Locate each line holding the string "chart" and copy it.

=== DATA EXTRACT ===

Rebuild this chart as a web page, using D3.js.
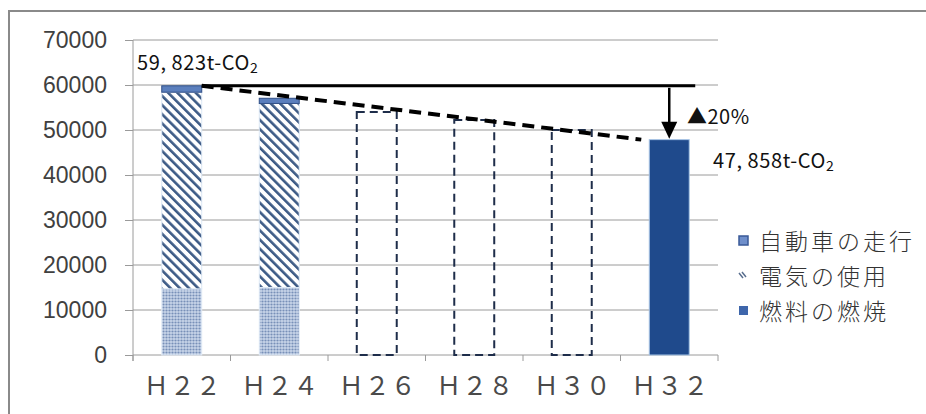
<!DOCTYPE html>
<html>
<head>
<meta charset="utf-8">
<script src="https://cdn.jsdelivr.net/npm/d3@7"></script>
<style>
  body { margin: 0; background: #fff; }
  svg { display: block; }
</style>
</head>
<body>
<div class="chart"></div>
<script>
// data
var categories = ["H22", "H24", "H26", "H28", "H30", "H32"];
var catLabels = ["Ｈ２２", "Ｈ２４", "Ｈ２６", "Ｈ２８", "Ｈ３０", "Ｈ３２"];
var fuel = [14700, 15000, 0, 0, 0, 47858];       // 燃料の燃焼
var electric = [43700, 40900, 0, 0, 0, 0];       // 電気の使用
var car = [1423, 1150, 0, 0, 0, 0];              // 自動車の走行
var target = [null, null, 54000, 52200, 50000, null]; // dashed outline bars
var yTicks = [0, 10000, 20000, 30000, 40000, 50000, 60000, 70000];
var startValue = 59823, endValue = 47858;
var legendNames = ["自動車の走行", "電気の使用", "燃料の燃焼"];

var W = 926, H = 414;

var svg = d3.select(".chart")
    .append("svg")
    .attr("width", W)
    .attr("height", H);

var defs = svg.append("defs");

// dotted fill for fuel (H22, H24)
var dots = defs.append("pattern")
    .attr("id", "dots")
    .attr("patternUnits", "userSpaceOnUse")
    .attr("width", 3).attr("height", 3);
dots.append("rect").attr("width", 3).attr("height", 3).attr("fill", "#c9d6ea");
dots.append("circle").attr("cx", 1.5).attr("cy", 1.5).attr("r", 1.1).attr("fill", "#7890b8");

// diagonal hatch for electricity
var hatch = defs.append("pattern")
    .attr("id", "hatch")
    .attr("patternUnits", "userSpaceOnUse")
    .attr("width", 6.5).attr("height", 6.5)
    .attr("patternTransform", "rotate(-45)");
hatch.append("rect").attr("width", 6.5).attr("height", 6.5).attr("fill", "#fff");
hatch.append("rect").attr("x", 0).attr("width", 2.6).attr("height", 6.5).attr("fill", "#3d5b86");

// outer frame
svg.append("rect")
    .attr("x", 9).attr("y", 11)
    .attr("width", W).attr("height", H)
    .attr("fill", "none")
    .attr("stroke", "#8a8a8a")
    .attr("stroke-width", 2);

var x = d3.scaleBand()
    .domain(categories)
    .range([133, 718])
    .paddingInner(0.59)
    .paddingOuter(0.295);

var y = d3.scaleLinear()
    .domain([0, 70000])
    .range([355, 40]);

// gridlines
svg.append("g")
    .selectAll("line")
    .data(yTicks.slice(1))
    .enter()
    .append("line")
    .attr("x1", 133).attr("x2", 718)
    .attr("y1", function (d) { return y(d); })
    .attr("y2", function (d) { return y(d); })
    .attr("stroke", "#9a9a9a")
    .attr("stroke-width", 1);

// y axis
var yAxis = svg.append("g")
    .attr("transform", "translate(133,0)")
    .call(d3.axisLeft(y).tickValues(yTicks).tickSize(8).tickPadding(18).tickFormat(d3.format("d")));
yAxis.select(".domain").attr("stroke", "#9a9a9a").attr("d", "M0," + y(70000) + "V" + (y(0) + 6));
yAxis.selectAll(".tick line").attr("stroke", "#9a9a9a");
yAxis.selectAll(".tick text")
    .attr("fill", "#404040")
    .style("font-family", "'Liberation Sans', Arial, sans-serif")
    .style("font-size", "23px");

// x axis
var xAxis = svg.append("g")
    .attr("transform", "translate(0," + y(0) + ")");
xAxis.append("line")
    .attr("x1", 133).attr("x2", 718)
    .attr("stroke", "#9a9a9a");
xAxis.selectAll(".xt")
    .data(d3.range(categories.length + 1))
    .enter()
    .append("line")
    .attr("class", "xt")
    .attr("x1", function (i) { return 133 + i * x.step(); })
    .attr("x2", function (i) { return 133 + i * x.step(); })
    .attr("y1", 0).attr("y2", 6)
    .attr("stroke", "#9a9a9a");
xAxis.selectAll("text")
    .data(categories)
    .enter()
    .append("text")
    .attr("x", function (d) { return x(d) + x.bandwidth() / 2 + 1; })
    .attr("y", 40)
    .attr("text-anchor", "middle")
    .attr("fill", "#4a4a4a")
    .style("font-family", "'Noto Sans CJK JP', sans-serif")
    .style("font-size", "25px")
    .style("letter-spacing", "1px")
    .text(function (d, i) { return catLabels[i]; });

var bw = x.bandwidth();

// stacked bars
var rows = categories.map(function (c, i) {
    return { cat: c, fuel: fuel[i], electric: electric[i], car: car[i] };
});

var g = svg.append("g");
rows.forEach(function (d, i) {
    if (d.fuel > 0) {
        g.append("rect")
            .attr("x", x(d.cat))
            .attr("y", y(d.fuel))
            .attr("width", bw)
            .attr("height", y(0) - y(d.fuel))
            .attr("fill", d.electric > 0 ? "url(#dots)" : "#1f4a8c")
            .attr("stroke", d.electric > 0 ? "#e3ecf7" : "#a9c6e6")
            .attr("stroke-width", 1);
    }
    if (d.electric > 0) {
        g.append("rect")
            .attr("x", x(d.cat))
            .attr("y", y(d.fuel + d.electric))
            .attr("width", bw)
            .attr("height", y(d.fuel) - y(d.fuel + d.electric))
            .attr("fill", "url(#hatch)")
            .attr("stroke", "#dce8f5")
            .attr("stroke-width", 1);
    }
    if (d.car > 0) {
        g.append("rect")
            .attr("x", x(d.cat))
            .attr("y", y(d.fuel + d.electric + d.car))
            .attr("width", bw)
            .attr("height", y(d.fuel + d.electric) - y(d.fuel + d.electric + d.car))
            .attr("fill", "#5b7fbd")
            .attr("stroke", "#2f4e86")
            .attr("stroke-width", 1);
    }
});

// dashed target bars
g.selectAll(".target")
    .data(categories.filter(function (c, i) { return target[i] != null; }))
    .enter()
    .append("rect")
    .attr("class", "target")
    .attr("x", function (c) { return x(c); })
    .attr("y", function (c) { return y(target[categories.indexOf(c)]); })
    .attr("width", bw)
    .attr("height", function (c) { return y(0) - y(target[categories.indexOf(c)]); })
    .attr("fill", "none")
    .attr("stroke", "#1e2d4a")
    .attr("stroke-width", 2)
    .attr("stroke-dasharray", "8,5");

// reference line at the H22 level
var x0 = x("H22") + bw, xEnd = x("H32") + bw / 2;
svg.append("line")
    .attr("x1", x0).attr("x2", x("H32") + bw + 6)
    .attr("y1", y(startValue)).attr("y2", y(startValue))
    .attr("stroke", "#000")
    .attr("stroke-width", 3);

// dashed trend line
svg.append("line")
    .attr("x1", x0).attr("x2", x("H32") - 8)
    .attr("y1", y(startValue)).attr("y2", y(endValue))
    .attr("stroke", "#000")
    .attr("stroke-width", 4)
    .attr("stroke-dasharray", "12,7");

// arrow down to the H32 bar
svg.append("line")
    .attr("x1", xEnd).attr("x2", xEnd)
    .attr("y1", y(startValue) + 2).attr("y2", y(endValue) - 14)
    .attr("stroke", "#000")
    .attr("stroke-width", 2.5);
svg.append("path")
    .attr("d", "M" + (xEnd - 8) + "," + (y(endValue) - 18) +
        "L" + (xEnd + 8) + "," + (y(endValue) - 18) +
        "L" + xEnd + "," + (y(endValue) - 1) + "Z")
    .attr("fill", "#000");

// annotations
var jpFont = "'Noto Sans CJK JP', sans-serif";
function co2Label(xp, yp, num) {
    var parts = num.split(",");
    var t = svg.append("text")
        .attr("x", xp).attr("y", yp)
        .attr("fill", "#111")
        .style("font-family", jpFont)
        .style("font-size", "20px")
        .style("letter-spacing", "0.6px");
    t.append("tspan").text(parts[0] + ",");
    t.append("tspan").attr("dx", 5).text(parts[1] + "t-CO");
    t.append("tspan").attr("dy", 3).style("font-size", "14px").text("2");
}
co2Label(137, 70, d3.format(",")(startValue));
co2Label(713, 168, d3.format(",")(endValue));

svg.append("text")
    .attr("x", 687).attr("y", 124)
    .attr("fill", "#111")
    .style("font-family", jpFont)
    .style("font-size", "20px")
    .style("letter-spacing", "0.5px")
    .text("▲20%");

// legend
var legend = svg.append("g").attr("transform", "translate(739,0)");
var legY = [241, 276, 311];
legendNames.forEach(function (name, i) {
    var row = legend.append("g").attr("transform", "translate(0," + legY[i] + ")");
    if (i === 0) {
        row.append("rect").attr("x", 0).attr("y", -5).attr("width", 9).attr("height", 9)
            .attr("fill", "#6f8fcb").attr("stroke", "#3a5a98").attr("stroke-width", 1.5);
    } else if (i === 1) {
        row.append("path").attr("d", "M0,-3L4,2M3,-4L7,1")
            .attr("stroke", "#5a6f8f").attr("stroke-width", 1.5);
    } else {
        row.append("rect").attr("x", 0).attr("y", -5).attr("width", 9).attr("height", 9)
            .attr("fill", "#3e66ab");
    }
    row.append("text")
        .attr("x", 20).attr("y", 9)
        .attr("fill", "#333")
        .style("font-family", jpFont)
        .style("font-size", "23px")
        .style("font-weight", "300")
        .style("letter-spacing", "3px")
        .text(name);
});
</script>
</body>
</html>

===

▶ WRITTEN RESPONSE
Rebuild this chart as a web page, using D3.js.
<div class="chart"></div>
var svg = d3.select(".chart")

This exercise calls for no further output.